▸ Objective
Scan the entries below for the word "chart". Copy each line that has it.

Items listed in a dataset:

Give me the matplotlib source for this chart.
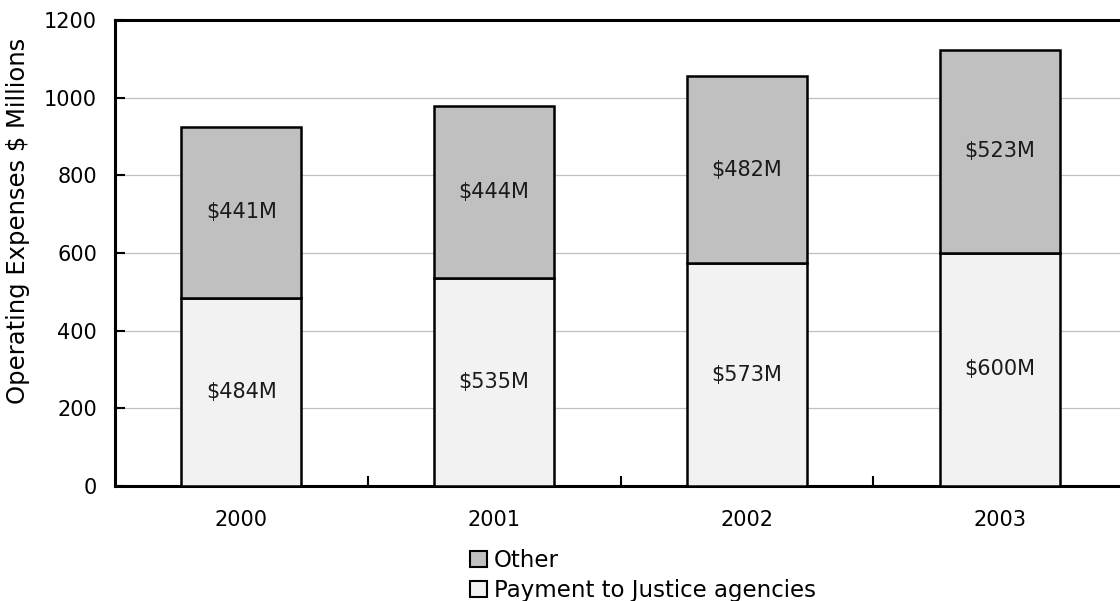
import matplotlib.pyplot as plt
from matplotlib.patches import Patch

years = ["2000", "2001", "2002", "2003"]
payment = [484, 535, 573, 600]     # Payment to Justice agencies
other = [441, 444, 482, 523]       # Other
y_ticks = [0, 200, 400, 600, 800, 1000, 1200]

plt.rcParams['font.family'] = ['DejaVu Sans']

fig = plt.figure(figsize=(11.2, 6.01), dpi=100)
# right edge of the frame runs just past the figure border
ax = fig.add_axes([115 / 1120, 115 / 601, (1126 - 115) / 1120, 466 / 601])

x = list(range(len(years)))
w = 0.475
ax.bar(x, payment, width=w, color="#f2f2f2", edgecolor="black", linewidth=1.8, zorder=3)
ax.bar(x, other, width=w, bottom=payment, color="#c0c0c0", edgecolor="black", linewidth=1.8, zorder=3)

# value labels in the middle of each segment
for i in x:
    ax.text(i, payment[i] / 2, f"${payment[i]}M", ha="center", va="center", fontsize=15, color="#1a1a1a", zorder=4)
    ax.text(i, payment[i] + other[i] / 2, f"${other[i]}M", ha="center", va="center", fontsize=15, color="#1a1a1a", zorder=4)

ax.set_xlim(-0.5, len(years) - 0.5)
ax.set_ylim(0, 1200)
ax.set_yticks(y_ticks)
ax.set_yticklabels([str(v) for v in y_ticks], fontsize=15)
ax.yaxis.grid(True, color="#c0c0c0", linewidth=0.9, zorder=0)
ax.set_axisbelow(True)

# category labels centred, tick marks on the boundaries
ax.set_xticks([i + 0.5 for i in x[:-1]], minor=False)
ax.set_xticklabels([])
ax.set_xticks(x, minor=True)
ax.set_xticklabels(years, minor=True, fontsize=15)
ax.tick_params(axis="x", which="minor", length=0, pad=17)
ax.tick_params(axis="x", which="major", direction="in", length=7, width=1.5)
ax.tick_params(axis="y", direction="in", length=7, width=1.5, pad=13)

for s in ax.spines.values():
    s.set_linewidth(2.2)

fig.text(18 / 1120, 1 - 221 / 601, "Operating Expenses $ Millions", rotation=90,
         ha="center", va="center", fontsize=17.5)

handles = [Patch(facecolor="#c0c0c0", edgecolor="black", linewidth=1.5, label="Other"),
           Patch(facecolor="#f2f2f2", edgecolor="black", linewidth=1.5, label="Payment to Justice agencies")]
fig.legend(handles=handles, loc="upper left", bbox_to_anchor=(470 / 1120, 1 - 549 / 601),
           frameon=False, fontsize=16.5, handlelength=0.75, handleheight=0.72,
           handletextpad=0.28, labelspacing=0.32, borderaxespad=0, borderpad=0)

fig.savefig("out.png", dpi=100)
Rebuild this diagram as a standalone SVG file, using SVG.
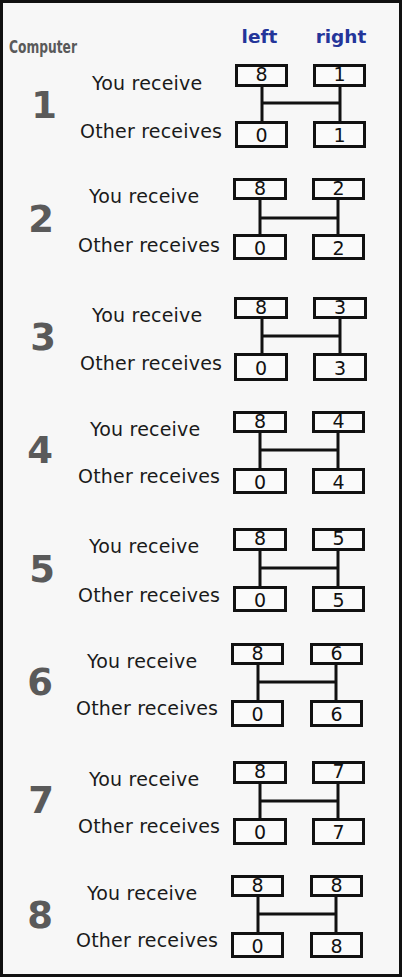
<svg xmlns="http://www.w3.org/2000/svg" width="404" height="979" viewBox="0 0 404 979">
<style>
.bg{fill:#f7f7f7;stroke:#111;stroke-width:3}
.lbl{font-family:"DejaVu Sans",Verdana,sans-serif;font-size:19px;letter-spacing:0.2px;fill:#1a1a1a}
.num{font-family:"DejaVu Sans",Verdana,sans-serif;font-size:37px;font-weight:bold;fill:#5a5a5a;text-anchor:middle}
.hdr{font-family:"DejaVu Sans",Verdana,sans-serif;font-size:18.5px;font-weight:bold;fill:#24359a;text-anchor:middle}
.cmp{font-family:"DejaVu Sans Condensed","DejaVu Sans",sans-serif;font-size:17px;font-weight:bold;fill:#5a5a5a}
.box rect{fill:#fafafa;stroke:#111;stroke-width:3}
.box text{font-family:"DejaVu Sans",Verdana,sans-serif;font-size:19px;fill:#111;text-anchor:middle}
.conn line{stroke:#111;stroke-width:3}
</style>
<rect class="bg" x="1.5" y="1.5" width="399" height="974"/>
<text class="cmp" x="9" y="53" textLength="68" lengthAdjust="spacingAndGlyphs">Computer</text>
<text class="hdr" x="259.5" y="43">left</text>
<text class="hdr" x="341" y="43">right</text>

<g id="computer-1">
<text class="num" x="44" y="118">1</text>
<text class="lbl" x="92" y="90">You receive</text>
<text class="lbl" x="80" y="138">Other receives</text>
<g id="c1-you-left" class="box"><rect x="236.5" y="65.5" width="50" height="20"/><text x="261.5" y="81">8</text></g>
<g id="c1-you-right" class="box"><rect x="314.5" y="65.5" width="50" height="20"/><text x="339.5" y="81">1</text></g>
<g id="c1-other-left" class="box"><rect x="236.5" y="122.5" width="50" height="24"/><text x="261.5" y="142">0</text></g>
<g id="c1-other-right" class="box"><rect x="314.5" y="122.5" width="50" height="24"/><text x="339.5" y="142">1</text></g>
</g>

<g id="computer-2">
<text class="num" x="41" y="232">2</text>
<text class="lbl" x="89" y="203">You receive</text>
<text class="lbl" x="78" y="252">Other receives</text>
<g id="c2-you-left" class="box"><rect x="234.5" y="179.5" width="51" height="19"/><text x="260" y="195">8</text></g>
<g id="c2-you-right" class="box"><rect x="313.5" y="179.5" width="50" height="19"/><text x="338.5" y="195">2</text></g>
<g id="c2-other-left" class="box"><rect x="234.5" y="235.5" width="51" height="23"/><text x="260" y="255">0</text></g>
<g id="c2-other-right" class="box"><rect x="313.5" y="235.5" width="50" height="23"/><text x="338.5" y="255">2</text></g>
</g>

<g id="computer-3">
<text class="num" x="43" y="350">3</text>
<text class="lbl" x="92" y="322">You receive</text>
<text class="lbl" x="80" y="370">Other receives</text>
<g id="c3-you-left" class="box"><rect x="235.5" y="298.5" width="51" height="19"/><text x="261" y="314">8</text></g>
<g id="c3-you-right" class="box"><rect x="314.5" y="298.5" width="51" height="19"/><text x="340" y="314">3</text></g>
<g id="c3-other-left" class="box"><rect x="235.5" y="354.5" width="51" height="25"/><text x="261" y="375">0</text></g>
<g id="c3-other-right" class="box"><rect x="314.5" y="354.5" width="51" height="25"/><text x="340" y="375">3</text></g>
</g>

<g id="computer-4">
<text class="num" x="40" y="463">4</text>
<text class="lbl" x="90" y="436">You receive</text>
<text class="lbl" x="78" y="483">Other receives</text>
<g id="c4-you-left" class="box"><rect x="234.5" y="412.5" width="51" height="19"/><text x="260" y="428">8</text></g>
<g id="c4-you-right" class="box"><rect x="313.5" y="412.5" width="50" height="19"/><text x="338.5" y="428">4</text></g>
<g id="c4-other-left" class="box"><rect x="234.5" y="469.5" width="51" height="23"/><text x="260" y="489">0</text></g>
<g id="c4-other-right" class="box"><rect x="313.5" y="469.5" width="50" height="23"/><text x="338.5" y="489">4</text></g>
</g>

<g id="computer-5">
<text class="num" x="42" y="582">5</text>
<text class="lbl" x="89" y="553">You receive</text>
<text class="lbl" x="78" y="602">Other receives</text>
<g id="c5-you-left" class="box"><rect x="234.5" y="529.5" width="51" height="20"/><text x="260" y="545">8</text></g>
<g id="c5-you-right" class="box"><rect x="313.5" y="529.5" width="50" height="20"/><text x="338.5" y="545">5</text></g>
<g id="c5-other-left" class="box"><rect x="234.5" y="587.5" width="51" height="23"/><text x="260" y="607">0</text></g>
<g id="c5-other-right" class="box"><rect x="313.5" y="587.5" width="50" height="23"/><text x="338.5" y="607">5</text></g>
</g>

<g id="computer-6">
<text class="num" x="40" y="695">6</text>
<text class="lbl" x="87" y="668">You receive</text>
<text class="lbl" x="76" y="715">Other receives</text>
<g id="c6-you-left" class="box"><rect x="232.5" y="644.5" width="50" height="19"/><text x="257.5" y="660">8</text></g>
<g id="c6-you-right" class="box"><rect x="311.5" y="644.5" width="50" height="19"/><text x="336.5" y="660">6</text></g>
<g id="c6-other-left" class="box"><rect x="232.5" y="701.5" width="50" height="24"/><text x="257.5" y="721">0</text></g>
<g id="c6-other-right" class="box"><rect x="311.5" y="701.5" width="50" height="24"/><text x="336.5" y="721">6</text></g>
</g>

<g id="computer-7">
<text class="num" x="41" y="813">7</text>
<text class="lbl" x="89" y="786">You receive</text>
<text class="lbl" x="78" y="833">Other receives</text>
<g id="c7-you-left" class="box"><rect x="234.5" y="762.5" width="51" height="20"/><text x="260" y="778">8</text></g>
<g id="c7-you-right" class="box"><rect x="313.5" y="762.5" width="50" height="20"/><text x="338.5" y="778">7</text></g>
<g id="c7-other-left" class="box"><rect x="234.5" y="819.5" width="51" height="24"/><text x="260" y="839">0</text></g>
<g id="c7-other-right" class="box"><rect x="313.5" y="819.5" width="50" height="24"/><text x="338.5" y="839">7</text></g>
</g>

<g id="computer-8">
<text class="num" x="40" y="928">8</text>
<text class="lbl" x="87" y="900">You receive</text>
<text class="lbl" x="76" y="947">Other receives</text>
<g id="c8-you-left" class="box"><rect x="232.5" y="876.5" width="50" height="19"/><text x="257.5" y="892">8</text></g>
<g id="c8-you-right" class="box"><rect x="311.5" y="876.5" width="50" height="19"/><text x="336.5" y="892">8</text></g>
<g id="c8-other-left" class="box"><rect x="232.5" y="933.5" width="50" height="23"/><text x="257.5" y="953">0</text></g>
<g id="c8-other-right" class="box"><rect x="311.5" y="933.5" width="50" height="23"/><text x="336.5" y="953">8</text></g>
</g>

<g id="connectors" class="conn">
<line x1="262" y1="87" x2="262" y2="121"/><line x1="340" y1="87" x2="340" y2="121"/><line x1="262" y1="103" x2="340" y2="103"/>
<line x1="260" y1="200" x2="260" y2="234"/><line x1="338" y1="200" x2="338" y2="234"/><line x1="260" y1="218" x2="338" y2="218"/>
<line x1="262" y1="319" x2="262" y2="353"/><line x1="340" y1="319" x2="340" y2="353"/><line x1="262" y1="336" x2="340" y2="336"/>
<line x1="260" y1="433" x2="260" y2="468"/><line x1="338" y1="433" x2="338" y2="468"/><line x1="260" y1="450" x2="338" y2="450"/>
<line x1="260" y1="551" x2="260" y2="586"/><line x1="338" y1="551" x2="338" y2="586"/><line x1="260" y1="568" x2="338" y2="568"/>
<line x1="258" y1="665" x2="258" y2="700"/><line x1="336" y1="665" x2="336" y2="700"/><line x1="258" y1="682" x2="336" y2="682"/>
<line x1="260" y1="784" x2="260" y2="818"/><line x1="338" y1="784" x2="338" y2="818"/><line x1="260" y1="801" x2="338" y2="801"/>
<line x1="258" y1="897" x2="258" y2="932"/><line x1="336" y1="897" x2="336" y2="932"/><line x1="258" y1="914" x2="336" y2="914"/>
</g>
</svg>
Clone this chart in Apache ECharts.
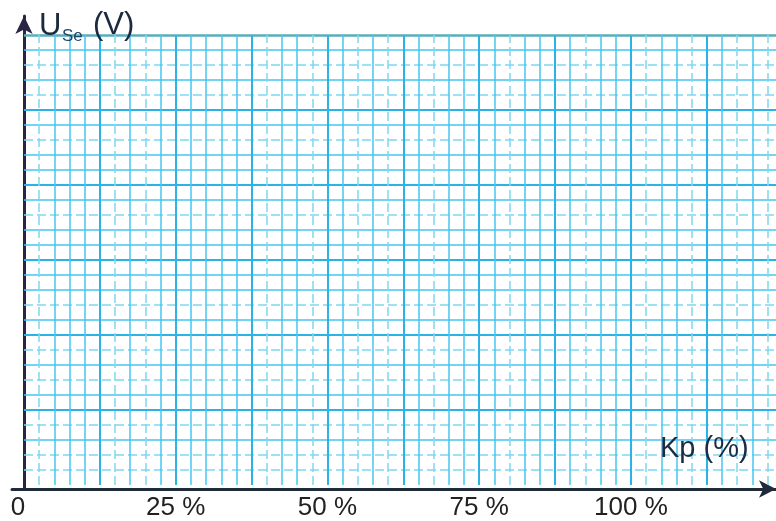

▸ Exercise output
Give me the matplotlib source for this chart.
Clone this chart in Apache ECharts.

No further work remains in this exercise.